Check out the schematic my roommate drew up:
Step 5 – Decorate your tree
Jam the 6” long .25” diameter dowels into the holes you have created in the main dowel. Then slide your Koozies one. We’ve got enough Koozies for like three trees, so we always keep the reserves in a bag under the tree like they’re Chanukah presents on Christmas Morning. Enjoy your tree, show it off, and be prepared for your favorite Koozies to be endlessly stolen off your tree.
DMs are open if you can’t figure out any of these steps when you’re building this thing in your backyard on Saturday afternoon drinking a beer and grilling some meat. Better yet, invite me to help you out, I probably have nothing cool going on..

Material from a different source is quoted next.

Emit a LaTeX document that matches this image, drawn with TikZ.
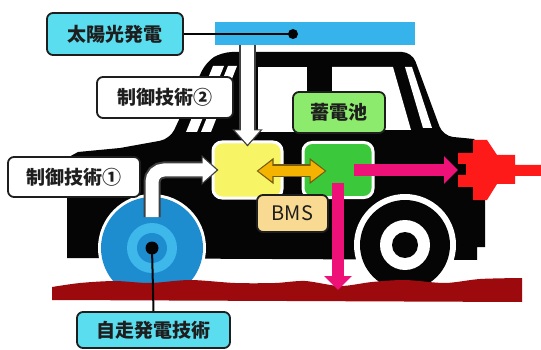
\documentclass[tikz,border=0pt]{standalone}
\usepackage{fontspec}
\newfontfamily\jpfont{Noto Sans CJK JP}
\definecolor{SkyCyan}{HTML}{5ADDEE}
\definecolor{PanelBlue}{HTML}{35B3EA}
\definecolor{EdgeGray}{HTML}{1E1E1E}
\definecolor{CarBlack}{HTML}{050505}
\definecolor{CtrlYellow}{HTML}{F7F465}
\definecolor{CellGreen}{HTML}{3BC93B}
\definecolor{LeafGreen}{HTML}{8CEB6C}
\definecolor{BmsSand}{HTML}{F8DA92}
\definecolor{SwapOrange}{HTML}{F4B300}
\definecolor{FlowPink}{HTML}{EE1278}
\definecolor{PlugRed}{HTML}{FF1A1A}
\definecolor{SoilRed}{HTML}{9C0A0E}
\definecolor{WheelBlue}{HTML}{1D8DD0}
\definecolor{RingBlue}{HTML}{3EB7EA}
\usetikzlibrary{arrows.meta, calc}
\tikzset{
  tag/.style={draw=EdgeGray, line width=1.8pt, rounded corners=6pt, fill=white, inner sep=0pt, text=EdgeGray, font=\jpfont\bfseries\fontsize{19}{22}\selectfont},
  unit/.style={draw=white, line width=3pt, rounded corners=9pt, inner sep=0pt},
  wire/.style={line width=2pt, draw=CarBlack},
  flow/.style={line width=12pt, draw=FlowPink, -{Triangle[length=14pt, width=27pt]}}
}

\begin{document}
\begin{tikzpicture}[x=1pt, y=-1pt,
  hollow/.style={line width=17pt, draw=EdgeGray!85, -{Triangle[length=17pt, width=29pt]}},
  hollowfill/.style={line width=13pt, draw=white, shorten >=2pt, -{Triangle[length=14pt, width=24pt]}},
  swap/.style={line width=13pt, draw=EdgeGray!60!SwapOrange, {Triangle[length=17pt, width=25pt]}-{Triangle[length=17pt, width=25pt]}},
  swapfill/.style={line width=9.5pt, draw=SwapOrange, shorten <=1.8pt, shorten >=1.8pt, {Triangle[length=14pt, width=20pt]}-{Triangle[length=14pt, width=20pt]}}
]
\useasboundingbox[fill=white] (0,0) rectangle (541,350);

% solar panel on the roof
\node[fill=PanelBlue, minimum width=200pt, minimum height=23pt, inner sep=0pt] (panel) at (315,33.5) {};

% car body and windows
\fill[CarBlack] (67,258) -- (67,158) -- (78,152) -- (120,148) [rounded corners=10pt] -- (170,139)
  -- (206,62) -- (222,52) -- (412,52) -- (443,136) [sharp corners] -- (474,139) -- (485,151)
  -- (485,247) -- (477,247) -- (477,260) -- cycle;
\fill[white] (213,66) -- (224,66) -- (197,132) -- (186,132) -- cycle;
\fill[white] (228,66) -- (237,66) -- (211,132) -- (201,132) -- cycle;
\fill[white] (258,67) rectangle (307,132);
\fill[white] (332,67) -- (393,67) -- (411,130) -- (332,130) -- cycle;
\fill[white] (405,67) -- (412,67) -- (432,128) -- (423,128) -- cycle;

% wheels
\coordinate (hub) at (152,248);
\coordinate (rim) at (405,245);
\fill[white] (hub) circle (54pt) (rim) circle (51pt);
\fill[WheelBlue] (hub) circle (51pt);
\fill[RingBlue] (hub) circle (25pt);
\fill[WheelBlue] (hub) circle (15pt);
\fill[CarBlack] (hub) circle (6.5pt);
\fill[CarBlack] (rim) circle (45pt);
\fill[white] (rim) circle (25pt);
\fill[CarBlack] (rim) circle (13pt);

% road
\fill[SoilRed] plot[smooth] coordinates {(52,287) (80,283) (115,281) (150,283) (190,280) (235,283)
  (275,283) (305,281) (340,286) (372,282) (405,280) (445,283) (480,279) (522,278)}
  -- (522,302) -- (52,300) -- cycle;

% controller, battery, BMS
\node[unit, fill=CtrlYellow, minimum width=69pt, minimum height=56pt] (ctrl) at (247.5,170) {};
\node[unit, fill=CellGreen, minimum width=70pt, minimum height=55pt] (cell) at (338,170) {};
\node[tag, fill=BmsSand, font=\jpfont\fontsize{20}{22}\selectfont, minimum width=71pt, minimum height=37pt] (bms) at (292.5,213.5) {BMS};
\node[tag, fill=LeafGreen, minimum width=92pt, minimum height=41pt] (celltag) at (339,112.5) {蓄電池};

% labels
\node[tag, fill=SkyCyan, minimum width=136pt, minimum height=42pt] (solar) at (115,34) {太陽光発電};
\node[tag, minimum width=136pt, minimum height=41pt] (ctrltwo) at (165,97.5) {制御技術②};
\node[tag, minimum width=132pt, minimum height=40pt] (ctrlone) at (74,177) {制御技術①};
\node[tag, fill=SkyCyan, minimum width=153pt, minimum height=36pt] (selfgen) at (153.5,330) {自走発電技術};

% leader lines
\coordinate (sundot) at (293,34);
\draw[wire] (solar.east) -- (sundot);
\fill[CarBlack] (sundot) circle (5pt);
\draw[wire] (hub) -- (selfgen.north);

% white arrows into the controller
\draw[hollow] (panel.south -| ctrl.north) -- ($(ctrl.north)+(0,6)$);
\draw[hollowfill] (panel.south -| ctrl.north) -- ($(ctrl.north)+(0,6)$);
\draw[hollow, rounded corners=12pt] ($(hub)+(0,-31)$) |- ($(ctrl.west)+(7,0)$);
\draw[hollowfill, rounded corners=12pt] ($(hub)+(0,-31)$) |- ($(ctrl.west)+(7,0)$);

% controller <-> battery
\draw[swap] ($(ctrl.east)+(-27,1)$) -- ($(cell.west)+(25,1)$);
\draw[swapfill] ($(ctrl.east)+(-27,1)$) -- ($(cell.west)+(25,1)$);

% plug and power flows
\coordinate (plug) at (458,170);
\coordinate (earth) at (338,290);
\fill[PlugRed, shift={(plug)}] (0,-17) -- (15,-17) -- (15,-30) -- (29,-30) -- (39,-15) -- (57,-15)
  -- (57,-5) -- (83,-5) -- (83,6) -- (57,6) -- (57,14) -- (39,14) -- (29,30) -- (15,30) -- (15,17)
  -- (0,17) -- (0,5) -- (8,5) -- (8,-6) -- (0,-6) -- cycle;
\draw[flow] ($(cell.east)+(-21,0)$) -- (plug);
\draw[flow] ($(cell.center)+(0,13)$) -- (earth);
\end{tikzpicture}
\end{document}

You guys and gals should write more about PGP DIY projects.
Thank you for calling these Koozies.
What else would you call them?
Some maniacal inbreds call them Cozies.
I’m going to choose not to believe you
Even worse, I’ve heard the called Huggies.
My parents call them Huggies. Makes me cringe almost as much as when I hear the word moist.
Step one: become and alcoholic.
Step two: place Koozies on coat rack next to front door to start your day off right with a balanced breakfast because life is tough.
I don’t trust my friends enough to leave my koozies out in the open
Pretty lazy, does the venmo offer still stand?
I’m just going to put this out there, but this is a totally pre-graduate thing. No sensible working young adult would should have this in their homes. I’ll take my down votes and have a blessed day.